━━ DATA
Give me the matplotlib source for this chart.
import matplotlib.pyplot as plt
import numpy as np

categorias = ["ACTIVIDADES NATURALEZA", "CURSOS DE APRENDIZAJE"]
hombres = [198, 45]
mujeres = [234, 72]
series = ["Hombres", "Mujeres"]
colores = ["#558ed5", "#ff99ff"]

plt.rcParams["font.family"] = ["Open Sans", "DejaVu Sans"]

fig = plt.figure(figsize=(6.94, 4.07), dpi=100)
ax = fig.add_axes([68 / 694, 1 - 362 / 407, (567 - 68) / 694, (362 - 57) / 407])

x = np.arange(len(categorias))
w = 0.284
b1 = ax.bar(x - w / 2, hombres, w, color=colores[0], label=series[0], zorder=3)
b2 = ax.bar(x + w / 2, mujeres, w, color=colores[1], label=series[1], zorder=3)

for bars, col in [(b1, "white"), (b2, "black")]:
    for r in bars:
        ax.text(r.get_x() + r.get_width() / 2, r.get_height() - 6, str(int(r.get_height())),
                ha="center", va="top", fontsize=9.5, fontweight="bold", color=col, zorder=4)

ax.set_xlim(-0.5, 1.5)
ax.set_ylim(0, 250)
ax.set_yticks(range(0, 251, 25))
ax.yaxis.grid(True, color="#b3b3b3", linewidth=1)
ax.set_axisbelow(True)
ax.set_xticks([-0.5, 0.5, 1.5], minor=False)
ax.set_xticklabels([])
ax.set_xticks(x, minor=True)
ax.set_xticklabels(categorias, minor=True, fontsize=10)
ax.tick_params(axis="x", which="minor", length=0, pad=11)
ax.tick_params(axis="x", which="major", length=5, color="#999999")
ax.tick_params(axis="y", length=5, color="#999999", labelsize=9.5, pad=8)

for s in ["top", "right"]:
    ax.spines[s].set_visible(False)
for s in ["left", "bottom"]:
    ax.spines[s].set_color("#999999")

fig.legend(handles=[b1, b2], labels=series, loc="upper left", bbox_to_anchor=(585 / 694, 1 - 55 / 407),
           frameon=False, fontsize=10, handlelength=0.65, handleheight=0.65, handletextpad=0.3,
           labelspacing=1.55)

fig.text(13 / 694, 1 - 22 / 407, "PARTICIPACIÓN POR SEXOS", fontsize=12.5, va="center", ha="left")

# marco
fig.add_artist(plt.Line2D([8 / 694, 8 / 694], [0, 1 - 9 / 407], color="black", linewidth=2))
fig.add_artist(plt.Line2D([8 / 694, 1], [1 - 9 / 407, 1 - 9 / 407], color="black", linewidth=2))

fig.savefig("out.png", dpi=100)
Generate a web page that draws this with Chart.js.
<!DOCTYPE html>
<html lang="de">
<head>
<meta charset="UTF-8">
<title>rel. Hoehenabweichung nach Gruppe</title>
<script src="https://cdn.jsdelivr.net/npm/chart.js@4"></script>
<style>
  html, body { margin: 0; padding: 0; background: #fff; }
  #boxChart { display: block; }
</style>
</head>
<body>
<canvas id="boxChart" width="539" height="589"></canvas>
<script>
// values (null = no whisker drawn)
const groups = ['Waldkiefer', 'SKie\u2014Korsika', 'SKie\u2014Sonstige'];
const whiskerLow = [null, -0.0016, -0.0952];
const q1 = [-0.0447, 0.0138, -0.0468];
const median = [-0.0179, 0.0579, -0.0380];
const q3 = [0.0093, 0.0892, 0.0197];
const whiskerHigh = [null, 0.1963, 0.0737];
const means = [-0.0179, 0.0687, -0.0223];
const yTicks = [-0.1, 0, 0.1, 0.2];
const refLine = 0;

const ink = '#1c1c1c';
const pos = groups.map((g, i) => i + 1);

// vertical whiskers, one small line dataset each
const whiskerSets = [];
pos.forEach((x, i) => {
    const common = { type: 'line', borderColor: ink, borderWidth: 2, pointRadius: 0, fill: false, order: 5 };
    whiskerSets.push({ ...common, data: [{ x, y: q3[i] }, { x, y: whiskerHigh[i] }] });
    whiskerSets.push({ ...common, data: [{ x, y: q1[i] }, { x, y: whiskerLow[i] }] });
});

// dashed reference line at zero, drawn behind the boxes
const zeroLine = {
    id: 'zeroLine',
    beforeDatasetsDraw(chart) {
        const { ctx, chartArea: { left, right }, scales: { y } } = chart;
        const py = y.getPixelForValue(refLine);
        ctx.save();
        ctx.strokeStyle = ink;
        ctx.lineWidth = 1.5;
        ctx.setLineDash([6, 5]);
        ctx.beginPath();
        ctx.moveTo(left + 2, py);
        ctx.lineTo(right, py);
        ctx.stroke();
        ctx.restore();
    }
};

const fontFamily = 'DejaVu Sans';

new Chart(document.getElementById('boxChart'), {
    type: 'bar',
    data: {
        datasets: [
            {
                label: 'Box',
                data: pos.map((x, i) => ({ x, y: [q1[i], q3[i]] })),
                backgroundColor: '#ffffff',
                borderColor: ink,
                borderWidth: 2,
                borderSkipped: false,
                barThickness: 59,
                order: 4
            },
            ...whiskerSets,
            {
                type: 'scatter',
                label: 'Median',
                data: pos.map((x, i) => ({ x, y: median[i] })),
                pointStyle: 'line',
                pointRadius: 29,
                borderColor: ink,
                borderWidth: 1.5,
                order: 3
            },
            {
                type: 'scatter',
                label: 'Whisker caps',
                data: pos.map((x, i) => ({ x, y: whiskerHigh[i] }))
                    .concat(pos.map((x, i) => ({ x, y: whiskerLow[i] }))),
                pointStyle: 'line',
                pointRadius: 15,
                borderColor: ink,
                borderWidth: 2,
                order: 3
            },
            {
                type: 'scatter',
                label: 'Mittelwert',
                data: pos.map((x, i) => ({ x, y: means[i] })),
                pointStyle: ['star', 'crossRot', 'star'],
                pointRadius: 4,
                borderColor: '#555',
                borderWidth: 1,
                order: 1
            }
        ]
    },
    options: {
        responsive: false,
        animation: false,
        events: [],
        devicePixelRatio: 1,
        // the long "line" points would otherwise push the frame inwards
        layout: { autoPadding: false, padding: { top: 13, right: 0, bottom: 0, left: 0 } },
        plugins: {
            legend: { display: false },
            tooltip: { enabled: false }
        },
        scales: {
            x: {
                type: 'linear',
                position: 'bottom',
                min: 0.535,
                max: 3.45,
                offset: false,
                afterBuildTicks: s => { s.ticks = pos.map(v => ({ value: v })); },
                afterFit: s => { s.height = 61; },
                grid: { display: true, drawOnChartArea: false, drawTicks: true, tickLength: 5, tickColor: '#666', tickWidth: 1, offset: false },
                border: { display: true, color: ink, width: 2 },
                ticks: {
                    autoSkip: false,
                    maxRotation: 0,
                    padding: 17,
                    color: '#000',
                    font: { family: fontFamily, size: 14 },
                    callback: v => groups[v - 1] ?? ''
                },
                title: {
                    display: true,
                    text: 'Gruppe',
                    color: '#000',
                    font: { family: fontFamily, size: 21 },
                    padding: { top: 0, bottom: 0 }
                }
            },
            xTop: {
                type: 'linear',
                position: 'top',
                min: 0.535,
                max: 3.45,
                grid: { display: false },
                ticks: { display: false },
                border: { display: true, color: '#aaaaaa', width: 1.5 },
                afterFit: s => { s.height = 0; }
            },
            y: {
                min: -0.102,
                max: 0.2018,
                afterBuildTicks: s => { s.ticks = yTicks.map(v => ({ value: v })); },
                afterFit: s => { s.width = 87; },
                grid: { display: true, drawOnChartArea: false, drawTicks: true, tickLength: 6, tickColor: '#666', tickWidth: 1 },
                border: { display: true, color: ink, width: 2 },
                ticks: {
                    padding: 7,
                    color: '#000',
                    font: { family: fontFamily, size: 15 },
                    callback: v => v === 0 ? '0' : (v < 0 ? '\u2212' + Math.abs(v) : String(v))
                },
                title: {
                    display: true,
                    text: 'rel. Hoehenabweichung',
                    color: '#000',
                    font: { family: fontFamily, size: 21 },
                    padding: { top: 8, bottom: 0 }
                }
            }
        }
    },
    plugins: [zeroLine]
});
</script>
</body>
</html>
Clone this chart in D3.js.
━━━━
**SHORT TASK**
Identify the lines above that contain the word "matplotlib", then copy them.

**EXPECTED ANSWER**
Give me the matplotlib source for this chart.
import matplotlib.pyplot as plt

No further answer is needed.